Synopsis
Begin 2024-01-19 09:22:00
End 2024-04-15 11:00:00
Affected CephFS storage, ftp, RDR

Ceph filesystem failure.

Services required for the CephFS filesytem cannot start. Failure of these services wil cause failure to access files on Ceph.

We are in contact with our support party 42on to remedy the problem. Duration is currently unknown.

Update 2024-01-22

We’re working with 42on on the issue and have a meeting scheduled for 17:00 today.

Update 2024-01-23

An initial dentry_recover was successful and according to 42on the Ceph journals are OK. We are hopeful that we can fix the issue with Ceph in the coming days.

Update 2024-01-24

We have made some progress yesterday, but CephFS isn’t up and running yet. Today another meeting is scheduled with 42on.

We need to do another dentry_recover - this is a long running process, 4+ hours. After that we need another meeting with 42on to consider the next steps. Next meeting is scheduled for 15:00 tomorrow.

Update 2024-01-25

CephFS is back online.

We need a run some maintenance processes, this will happen during the weekend.

Update 2024-02-05

CephFS still not healthy, first it was slow, then an attempt to improve the speed made the problem worse.

Possibly CephFS will be unavailable again for part of this week in order to fix it again.

Update 2024-02-06

Part of the filesystem is still accessible, notably the shares using 3copy, ec54 and to a lesser extent ec83. Unfortunately the biggest user of all under ec83/rimlsfnwi seems to be completely unusable at the moment. We are working on a solution with our support partner, meanwhile we are trying to find intermediate solutions for as many users as we can. We expect CephFS to be offline again for an extended period as part of the repair process.

Update 2024-02-15

We are working to copy as much data as we can from CephFS to other storage. We expect that we will down CephFS (early?) next week and start the recovery.

Update 2024-02-19

It seems the problem has become worse, now everything on CephFS is unusable, so we are forced to abort efforts to save data and we have started with the repair operation.

Update 2024-02-20

The recovery process is running… Earlier this CPK didn’t mention the affected services, they’re added now in the metadata; cpk_affected: CephFS storage, ftp, install, RDR

Update 2024-02-22

The install share is being restored in another place, the repair operation is still running.

Update 2024-02-26

The repair operation continues with next steps, we think this may take a very long time (weeks?).

Update 2024-02-28

We are exploring alternatives strategies for recovering the CephFS data. Tomorrow (29th) we expect guidance from 42on on how to proceed.

Update 2024-03-05

The scan is still running, we expect this to take another two weeks before we can continue with the next step, which should also take about 3 weeks, then another 2 steps follow which should be faster. At this time we expect access to the CephFS within 2 months (lots of uncertainty with this estimate!).

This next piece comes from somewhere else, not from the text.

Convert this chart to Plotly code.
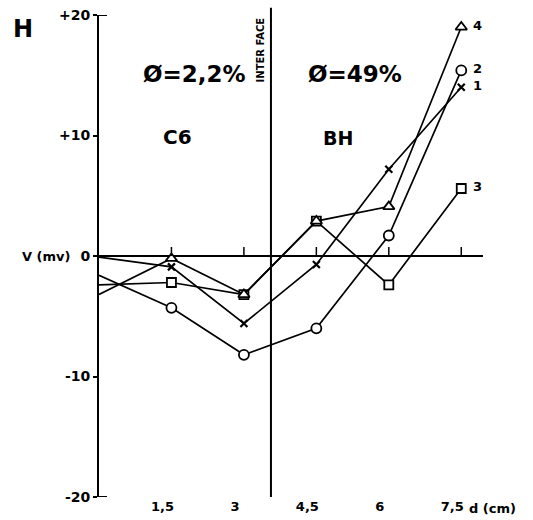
import plotly.graph_objects as go

# Depth (cm) of each measurement
depth = [0, 1.5, 3, 4.5, 6, 7.5]

# Potential V (mV) for the four profiles
v1 = [-0.1, -0.9, -5.6, -0.7, 7.2, 14.0]
v2 = [-1.6, -4.3, -8.2, -6.0, 1.7, 15.4]
v3 = [-2.4, -2.2, -3.2, 2.9, -2.4, 5.6]
v4 = [-3.2, -0.2, -3.2, 2.9, 4.1, 19.0]

series_names = ["1", "2", "3", "4"]
x_ticks = [1.5, 3, 4.5, 6, 7.5]
x_tick_text = ["1,5", "3", "4,5", "6", "7,5"]
y_ticks = [-20, -10, 0, 10, 20]
y_tick_text = ["-20", "-10", "0", "+10", "+20"]
interface_depth = 3.56

INK = "#000000"
FONT = "DejaVu Sans"

# no symbol where a profile meets the vertical axis
shown = [0] + [1] * (len(depth) - 1)

fig = go.Figure()

styles = [
    (v1, dict(symbol="x-thin", size=7, color=INK, line=dict(color=INK, width=2.2))),
    (v2, dict(symbol="circle", size=10, color="white", line=dict(color=INK, width=1.8))),
    (v3, dict(symbol="square", size=9, color="white", line=dict(color=INK, width=1.8))),
    (v4, dict(symbol="triangle-up", size=10, color="white", line=dict(color=INK, width=1.8))),
]
for name, (vals, mk) in zip(series_names, styles):
    fig.add_trace(go.Scatter(
        x=depth, y=vals, mode="lines+markers", name=name,
        line=dict(color=INK, width=1.7), marker=dict(opacity=shown, **mk),
        cliponaxis=False, showlegend=False,
    ))
    fig.add_annotation(x=depth[-1], y=vals[-1], text="<b>" + name + "</b>", showarrow=False,
                       xshift=16, yshift=2, xanchor="center", yanchor="middle",
                       font=dict(family=FONT, size=13, color=INK))

# small upward ticks on the zero line
for t in x_ticks:
    fig.add_shape(type="line", xref="x", yref="y", x0=t, x1=t, y0=0, y1=9,
                  ysizemode="pixel", yanchor=0, line=dict(color=INK, width=1.5))
# end ticks on the vertical axis at +20 / -20
for t in (20, -20):
    fig.add_shape(type="line", xref="x", yref="y", x0=0, x1=8, y0=t, y1=t,
                  xsizemode="pixel", xanchor=0, line=dict(color=INK, width=2))

# interface line
fig.add_shape(type="line", xref="x", yref="paper", x0=interface_depth, x1=interface_depth,
              y0=0, y1=1.015, line=dict(color=INK, width=2))


def note(text, x, y, size, xref="x", yref="y", **kw):
    fig.add_annotation(text=text, x=x, y=y, xref=xref, yref=yref, showarrow=False,
                       xanchor=kw.pop("xanchor", "center"), yanchor=kw.pop("yanchor", "middle"),
                       font=dict(family=FONT, size=size, color=INK), **kw)


note("<b>H</b>", -0.198, 0.971, 24, xref="paper", yref="paper")
note("<b>Ø=2,2%</b>", 1.98, 15.1, 23)
note("<b>Ø=49%</b>", 5.3, 15.1, 23)
note("<b>C6</b>", 1.63, 9.9, 20)
note("<b>BH</b>", 4.95, 9.8, 19)
note("<b>INTER FACE</b>", interface_depth, 1.0, 10, yref="paper",
     xshift=-10, yshift=0, textangle=-90, yanchor="top")
note("<b>V (mv)</b>", -0.068, 0, 13, xref="paper", xanchor="right")
note("<b>d (cm)</b>", 0.958, 0, 13, xref="paper", yref="paper",
     xanchor="left", yanchor="top", yshift=-2)

fig.update_xaxes(range=[0, 7.95], showgrid=False, showline=False, zeroline=False,
                 automargin=False,
                 tickvals=x_ticks, ticktext=x_tick_text, ticks="", ticklabelshift=-9,
                 ticklabelstandoff=0,
                 tickfont=dict(family=FONT, size=13, color=INK, weight="bold"))
fig.update_yaxes(range=[-20, 20], showgrid=False, showline=True, linecolor=INK, linewidth=2,
                 automargin=False,
                 zeroline=True, zerolinecolor=INK, zerolinewidth=1.6,
                 tickvals=y_ticks, ticktext=y_tick_text, ticks="outside", ticklen=4,
                 tickcolor=INK, tickwidth=1.5,
                 tickfont=dict(family=FONT, size=14, color=INK, weight="bold"))

fig.update_layout(width=533, height=520, margin=dict(l=99, r=50, t=15, b=23),
                  paper_bgcolor="white", plot_bgcolor="white")

fig.write_html("out.html")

There’s an alternative, high risk, strategy, where we skip the checks and try to mount the filesystem. We are reluctant to risk damaging the metadata if we try this.

Update 2024-03-07

The scan_extents step finished earlier than expected and we are now running the next step (scan_inodes)

Update 2024-03-08

The scan_inodes step finished already, so we have started the next step; scan_links. This step will probably take a while, because it cannot run in parallel.

Update 2024-03-15

After the scan_links stopped on a problematic object without a parent, we had to wait for advice from our support party. Something seems to be very wrong in our metadata and the possibility of starting with the recovery has to be delayed further.

Update 2024-03-19

Somewhat good news; we are now copying the RDR data out of CephFS. We have been able to mount CephFS again with help from 42on (our support party). Copying to temporary storage is going OK, but we can run into issues at any time (or not). We’re hopeful that this process will let us recover the data stored in CephFs and then we can look for future solutions.

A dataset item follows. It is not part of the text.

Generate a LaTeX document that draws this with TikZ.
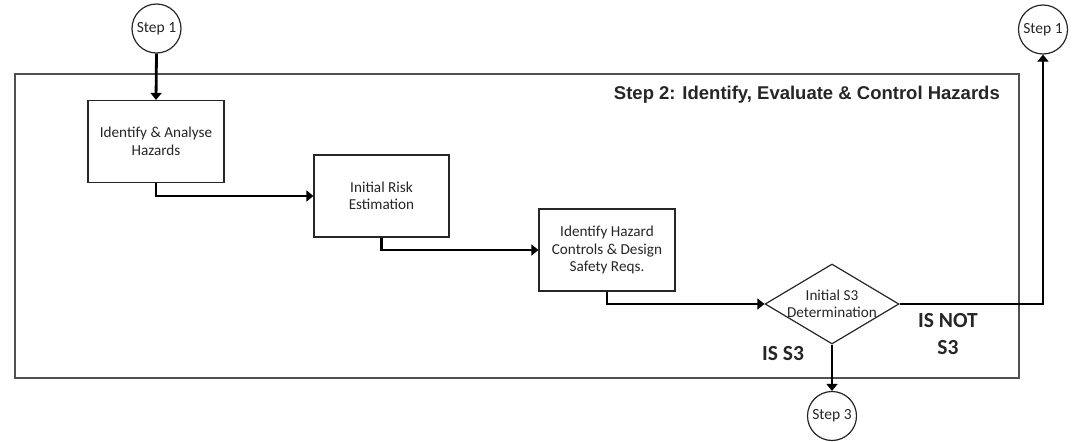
\documentclass[tikz,border=0pt]{standalone}
\usepackage{fontspec}
\setmainfont{Carlito}
\newfontfamily\titlefont{Liberation Sans}
\usetikzlibrary{shapes.geometric,arrows.meta}
\definecolor{ink}{HTML}{262626}
\definecolor{frameline}{HTML}{505050}
\begin{document}
\begin{tikzpicture}[x=1pt,y=-1pt,
  every node/.style={text=ink},
  stepbox/.style={draw=ink, line width=1.2pt, rectangle, minimum width=136pt,
    minimum height=82pt, inner sep=0pt, align=center,
    font=\fontsize{15.2}{17.5}\selectfont},
  connector/.style={circle, draw=ink, line width=1.2pt, minimum size=49pt,
    inner sep=0pt, font=\fontsize{15.5}{17}\selectfont},
  decision/.style={diamond, draw=ink, line width=1.2pt, minimum width=134pt,
    minimum height=80pt, inner sep=0pt},
  flow/.style={draw=black, line width=2.8pt,
    -{Triangle[length=7pt,width=11pt]}},
  outcome/.style={font=\fontsize{21.5}{27}\selectfont\bfseries, align=center,
    inner sep=0pt}
]
\useasboundingbox (0,0) rectangle (1072,442);

% process frame for step 2
\draw[frameline, line width=1.4pt] (15,74) rectangle (1019,378);
\node[anchor=base east, inner sep=0pt,
  font=\titlefont\fontsize{18.5}{21}\selectfont\bfseries] (title)
  at (1000,99) {Step 2: Identify, Evaluate \& Control Hazards};

% off-page connectors
\node[connector] (s1in)  at (156.5,28.5) {Step 1};
\node[connector] (s1out) at (1043,29.5)  {Step 1};
\node[connector] (s3)    at (832,416)    {Step 3};

% process steps
\node[stepbox] (b1) at (156,141.5) {Identify \& Analyse\\Hazards};
\node[stepbox, minimum width=135pt] (b2) at (381.5,196) {Initial Risk\\Estimation};
\node[stepbox] (b3) at (607,250) {Identify Hazard\\Controls \& Design\\Safety Reqs.};

% decision
\node[decision] (dec) at (832,304) {};
\node[align=center, inner sep=0pt, font=\fontsize{15.2}{17.5}\selectfont] (dectext)
  at (dec.center) {Initial S3\\Determination};

% outcome labels
\node[outcome] (yes) at (783,353.5) {IS S3};
\node[outcome] (no)  at (948,334.5) {IS NOT\\S3};

% flow
\draw[flow] (s1in.south) -- (b1.north);
\draw[flow] (b1.south) |- (b2.west);
\draw[flow] (b2.south) |- (b3.west);
\draw[flow] (b3.south) |- (dec.west);
\draw[flow] (dec.south) -- (s3.north);
\draw[flow] (dec.east) -| (s1out.south);
\end{tikzpicture}
\end{document}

NB: contact postmaster if you have urgent requests for small sets of files in a particular location, so we may restore this with priority. A Petabyte of data takes weeks/months to copy, but a small amount (< 1TB) can be retrieved relatively fast.

Update 2024-03-22

We are still copying the data. To clarify the situation; we are planning to copy all the data out of CephFS in order to reset CephFS completely. We are still considering options for after this reset is done.

Update 2024-03-26

We have already copied well over 50% of the data out of cephfs onto temporary storage, we are expecting new storage and more space in permanent locations for the cephfs data. We have been lucky so far in that we haven’t run into issues while copying the data.